→ **JOB**
Do not include the pictures; repeat the rest of the data exactly.

→ **DATASET CONTENT**
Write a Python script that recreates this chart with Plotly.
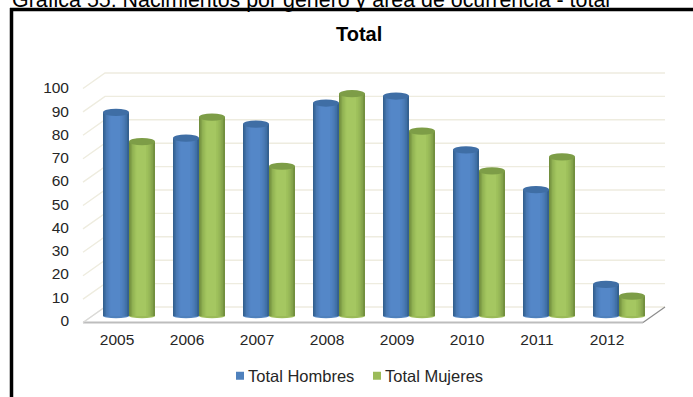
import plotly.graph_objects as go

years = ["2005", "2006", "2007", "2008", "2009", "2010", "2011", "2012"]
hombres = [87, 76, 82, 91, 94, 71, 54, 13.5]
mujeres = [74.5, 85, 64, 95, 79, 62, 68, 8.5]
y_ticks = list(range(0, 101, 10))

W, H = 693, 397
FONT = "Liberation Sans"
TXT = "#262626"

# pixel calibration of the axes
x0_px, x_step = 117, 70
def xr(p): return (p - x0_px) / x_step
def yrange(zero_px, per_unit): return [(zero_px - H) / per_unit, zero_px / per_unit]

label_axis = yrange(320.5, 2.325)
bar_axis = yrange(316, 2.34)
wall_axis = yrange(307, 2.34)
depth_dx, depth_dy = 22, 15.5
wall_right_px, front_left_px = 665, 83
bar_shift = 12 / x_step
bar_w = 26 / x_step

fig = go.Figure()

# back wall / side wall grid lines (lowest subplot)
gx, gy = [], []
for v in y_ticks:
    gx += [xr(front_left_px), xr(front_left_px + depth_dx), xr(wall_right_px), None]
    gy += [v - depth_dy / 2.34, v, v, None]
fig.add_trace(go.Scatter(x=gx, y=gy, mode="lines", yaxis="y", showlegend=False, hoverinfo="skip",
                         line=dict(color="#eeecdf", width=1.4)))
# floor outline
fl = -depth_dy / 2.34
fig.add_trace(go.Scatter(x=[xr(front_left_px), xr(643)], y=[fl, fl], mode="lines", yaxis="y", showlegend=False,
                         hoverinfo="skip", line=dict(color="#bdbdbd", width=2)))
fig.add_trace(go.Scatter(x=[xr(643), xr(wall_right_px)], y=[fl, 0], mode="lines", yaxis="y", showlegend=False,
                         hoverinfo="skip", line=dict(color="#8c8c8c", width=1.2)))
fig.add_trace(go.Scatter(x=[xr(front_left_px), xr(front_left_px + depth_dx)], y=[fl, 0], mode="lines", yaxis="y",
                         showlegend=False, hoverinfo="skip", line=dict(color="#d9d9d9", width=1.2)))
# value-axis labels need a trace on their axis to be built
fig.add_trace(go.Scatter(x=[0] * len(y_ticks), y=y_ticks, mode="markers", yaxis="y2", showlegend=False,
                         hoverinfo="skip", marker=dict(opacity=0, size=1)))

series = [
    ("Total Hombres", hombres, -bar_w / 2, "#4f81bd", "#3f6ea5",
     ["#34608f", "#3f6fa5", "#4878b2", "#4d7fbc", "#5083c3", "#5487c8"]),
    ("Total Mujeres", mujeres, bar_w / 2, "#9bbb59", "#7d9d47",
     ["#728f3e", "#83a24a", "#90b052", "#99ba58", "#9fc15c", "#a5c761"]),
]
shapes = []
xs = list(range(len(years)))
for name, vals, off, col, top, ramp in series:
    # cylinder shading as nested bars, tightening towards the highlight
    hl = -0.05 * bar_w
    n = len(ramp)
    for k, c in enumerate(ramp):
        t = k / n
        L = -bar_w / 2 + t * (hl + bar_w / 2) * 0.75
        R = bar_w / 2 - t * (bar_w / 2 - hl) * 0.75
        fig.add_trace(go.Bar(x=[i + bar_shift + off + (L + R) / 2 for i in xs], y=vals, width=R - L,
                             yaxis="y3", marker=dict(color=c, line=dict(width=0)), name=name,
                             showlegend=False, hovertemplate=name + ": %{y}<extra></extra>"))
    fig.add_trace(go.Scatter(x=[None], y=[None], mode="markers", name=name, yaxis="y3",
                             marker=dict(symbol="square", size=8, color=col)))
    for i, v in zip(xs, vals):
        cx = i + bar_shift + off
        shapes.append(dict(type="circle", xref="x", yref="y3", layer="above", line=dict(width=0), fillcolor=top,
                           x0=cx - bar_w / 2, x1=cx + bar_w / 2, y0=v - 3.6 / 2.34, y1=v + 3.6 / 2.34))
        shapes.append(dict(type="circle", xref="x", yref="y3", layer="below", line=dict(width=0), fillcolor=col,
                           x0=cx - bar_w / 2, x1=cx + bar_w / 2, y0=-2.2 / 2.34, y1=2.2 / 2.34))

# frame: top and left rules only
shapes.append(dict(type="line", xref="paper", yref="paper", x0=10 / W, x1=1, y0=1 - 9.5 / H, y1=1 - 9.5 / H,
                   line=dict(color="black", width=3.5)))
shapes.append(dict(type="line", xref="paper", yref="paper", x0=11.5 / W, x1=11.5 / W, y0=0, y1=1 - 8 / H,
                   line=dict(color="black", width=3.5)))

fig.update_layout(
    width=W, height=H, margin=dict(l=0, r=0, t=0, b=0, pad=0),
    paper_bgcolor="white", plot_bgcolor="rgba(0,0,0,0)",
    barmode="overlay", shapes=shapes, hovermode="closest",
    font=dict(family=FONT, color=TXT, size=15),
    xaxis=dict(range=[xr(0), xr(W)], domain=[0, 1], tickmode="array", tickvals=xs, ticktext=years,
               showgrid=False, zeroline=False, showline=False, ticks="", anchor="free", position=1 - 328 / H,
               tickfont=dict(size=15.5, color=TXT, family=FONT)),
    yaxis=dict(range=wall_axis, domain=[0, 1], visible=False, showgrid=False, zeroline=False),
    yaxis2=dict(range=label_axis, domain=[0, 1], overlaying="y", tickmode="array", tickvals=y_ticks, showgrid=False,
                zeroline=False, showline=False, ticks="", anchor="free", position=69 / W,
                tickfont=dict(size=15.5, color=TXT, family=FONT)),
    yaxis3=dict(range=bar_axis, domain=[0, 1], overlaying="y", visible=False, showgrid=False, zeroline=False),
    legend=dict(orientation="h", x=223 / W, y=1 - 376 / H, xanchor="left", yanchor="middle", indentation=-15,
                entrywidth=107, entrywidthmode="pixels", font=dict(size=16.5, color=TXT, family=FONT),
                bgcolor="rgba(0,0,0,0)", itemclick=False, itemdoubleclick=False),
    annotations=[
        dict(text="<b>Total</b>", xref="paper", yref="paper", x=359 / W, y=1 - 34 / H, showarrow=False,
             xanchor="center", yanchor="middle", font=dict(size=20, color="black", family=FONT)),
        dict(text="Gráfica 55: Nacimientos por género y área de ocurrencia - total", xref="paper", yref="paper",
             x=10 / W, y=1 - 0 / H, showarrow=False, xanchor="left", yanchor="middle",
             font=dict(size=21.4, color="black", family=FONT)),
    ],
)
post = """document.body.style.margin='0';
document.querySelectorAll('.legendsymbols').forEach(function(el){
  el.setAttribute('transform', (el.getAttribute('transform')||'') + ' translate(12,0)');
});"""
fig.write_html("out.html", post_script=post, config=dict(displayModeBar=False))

→ **FULL OUTPUT**
Write a Python script that recreates this chart with Plotly.
import plotly.graph_objects as go

years = ["2005", "2006", "2007", "2008", "2009", "2010", "2011", "2012"]
hombres = [87, 76, 82, 91, 94, 71, 54, 13.5]
mujeres = [74.5, 85, 64, 95, 79, 62, 68, 8.5]
y_ticks = list(range(0, 101, 10))

W, H = 693, 397
FONT = "Liberation Sans"
TXT = "#262626"

# pixel calibration of the axes
x0_px, x_step = 117, 70
def xr(p): return (p - x0_px) / x_step
def yrange(zero_px, per_unit): return [(zero_px - H) / per_unit, zero_px / per_unit]

label_axis = yrange(320.5, 2.325)
bar_axis = yrange(316, 2.34)
wall_axis = yrange(307, 2.34)
depth_dx, depth_dy = 22, 15.5
wall_right_px, front_left_px = 665, 83
bar_shift = 12 / x_step
bar_w = 26 / x_step

fig = go.Figure()

# back wall / side wall grid lines (lowest subplot)
gx, gy = [], []
for v in y_ticks:
    gx += [xr(front_left_px), xr(front_left_px + depth_dx), xr(wall_right_px), None]
    gy += [v - depth_dy / 2.34, v, v, None]
fig.add_trace(go.Scatter(x=gx, y=gy, mode="lines", yaxis="y", showlegend=False, hoverinfo="skip",
                         line=dict(color="#eeecdf", width=1.4)))
# floor outline
fl = -depth_dy / 2.34
fig.add_trace(go.Scatter(x=[xr(front_left_px), xr(643)], y=[fl, fl], mode="lines", yaxis="y", showlegend=False,
                         hoverinfo="skip", line=dict(color="#bdbdbd", width=2)))
fig.add_trace(go.Scatter(x=[xr(643), xr(wall_right_px)], y=[fl, 0], mode="lines", yaxis="y", showlegend=False,
                         hoverinfo="skip", line=dict(color="#8c8c8c", width=1.2)))
fig.add_trace(go.Scatter(x=[xr(front_left_px), xr(front_left_px + depth_dx)], y=[fl, 0], mode="lines", yaxis="y",
                         showlegend=False, hoverinfo="skip", line=dict(color="#d9d9d9", width=1.2)))
# value-axis labels need a trace on their axis to be built
fig.add_trace(go.Scatter(x=[0] * len(y_ticks), y=y_ticks, mode="markers", yaxis="y2", showlegend=False,
                         hoverinfo="skip", marker=dict(opacity=0, size=1)))

series = [
    ("Total Hombres", hombres, -bar_w / 2, "#4f81bd", "#3f6ea5",
     ["#34608f", "#3f6fa5", "#4878b2", "#4d7fbc", "#5083c3", "#5487c8"]),
    ("Total Mujeres", mujeres, bar_w / 2, "#9bbb59", "#7d9d47",
     ["#728f3e", "#83a24a", "#90b052", "#99ba58", "#9fc15c", "#a5c761"]),
]
shapes = []
xs = list(range(len(years)))
for name, vals, off, col, top, ramp in series:
    # cylinder shading as nested bars, tightening towards the highlight
    hl = -0.05 * bar_w
    n = len(ramp)
    for k, c in enumerate(ramp):
        t = k / n
        L = -bar_w / 2 + t * (hl + bar_w / 2) * 0.75
        R = bar_w / 2 - t * (bar_w / 2 - hl) * 0.75
        fig.add_trace(go.Bar(x=[i + bar_shift + off + (L + R) / 2 for i in xs], y=vals, width=R - L,
                             yaxis="y3", marker=dict(color=c, line=dict(width=0)), name=name,
                             showlegend=False, hovertemplate=name + ": %{y}<extra></extra>"))
    fig.add_trace(go.Scatter(x=[None], y=[None], mode="markers", name=name, yaxis="y3",
                             marker=dict(symbol="square", size=8, color=col)))
    for i, v in zip(xs, vals):
        cx = i + bar_shift + off
        shapes.append(dict(type="circle", xref="x", yref="y3", layer="above", line=dict(width=0), fillcolor=top,
                           x0=cx - bar_w / 2, x1=cx + bar_w / 2, y0=v - 3.6 / 2.34, y1=v + 3.6 / 2.34))
        shapes.append(dict(type="circle", xref="x", yref="y3", layer="below", line=dict(width=0), fillcolor=col,
                           x0=cx - bar_w / 2, x1=cx + bar_w / 2, y0=-2.2 / 2.34, y1=2.2 / 2.34))

# frame: top and left rules only
shapes.append(dict(type="line", xref="paper", yref="paper", x0=10 / W, x1=1, y0=1 - 9.5 / H, y1=1 - 9.5 / H,
                   line=dict(color="black", width=3.5)))
shapes.append(dict(type="line", xref="paper", yref="paper", x0=11.5 / W, x1=11.5 / W, y0=0, y1=1 - 8 / H,
                   line=dict(color="black", width=3.5)))

fig.update_layout(
    width=W, height=H, margin=dict(l=0, r=0, t=0, b=0, pad=0),
    paper_bgcolor="white", plot_bgcolor="rgba(0,0,0,0)",
    barmode="overlay", shapes=shapes, hovermode="closest",
    font=dict(family=FONT, color=TXT, size=15),
    xaxis=dict(range=[xr(0), xr(W)], domain=[0, 1], tickmode="array", tickvals=xs, ticktext=years,
               showgrid=False, zeroline=False, showline=False, ticks="", anchor="free", position=1 - 328 / H,
               tickfont=dict(size=15.5, color=TXT, family=FONT)),
    yaxis=dict(range=wall_axis, domain=[0, 1], visible=False, showgrid=False, zeroline=False),
    yaxis2=dict(range=label_axis, domain=[0, 1], overlaying="y", tickmode="array", tickvals=y_ticks, showgrid=False,
                zeroline=False, showline=False, ticks="", anchor="free", position=69 / W,
                tickfont=dict(size=15.5, color=TXT, family=FONT)),
    yaxis3=dict(range=bar_axis, domain=[0, 1], overlaying="y", visible=False, showgrid=False, zeroline=False),
    legend=dict(orientation="h", x=223 / W, y=1 - 376 / H, xanchor="left", yanchor="middle", indentation=-15,
                entrywidth=107, entrywidthmode="pixels", font=dict(size=16.5, color=TXT, family=FONT),
                bgcolor="rgba(0,0,0,0)", itemclick=False, itemdoubleclick=False),
    annotations=[
        dict(text="<b>Total</b>", xref="paper", yref="paper", x=359 / W, y=1 - 34 / H, showarrow=False,
             xanchor="center", yanchor="middle", font=dict(size=20, color="black", family=FONT)),
        dict(text="Gráfica 55: Nacimientos por género y área de ocurrencia - total", xref="paper", yref="paper",
             x=10 / W, y=1 - 0 / H, showarrow=False, xanchor="left", yanchor="middle",
             font=dict(size=21.4, color="black", family=FONT)),
    ],
)
post = """document.body.style.margin='0';
document.querySelectorAll('.legendsymbols').forEach(function(el){
  el.setAttribute('transform', (el.getAttribute('transform')||'') + ' translate(12,0)');
});"""
fig.write_html("out.html", post_script=post, config=dict(displayModeBar=False))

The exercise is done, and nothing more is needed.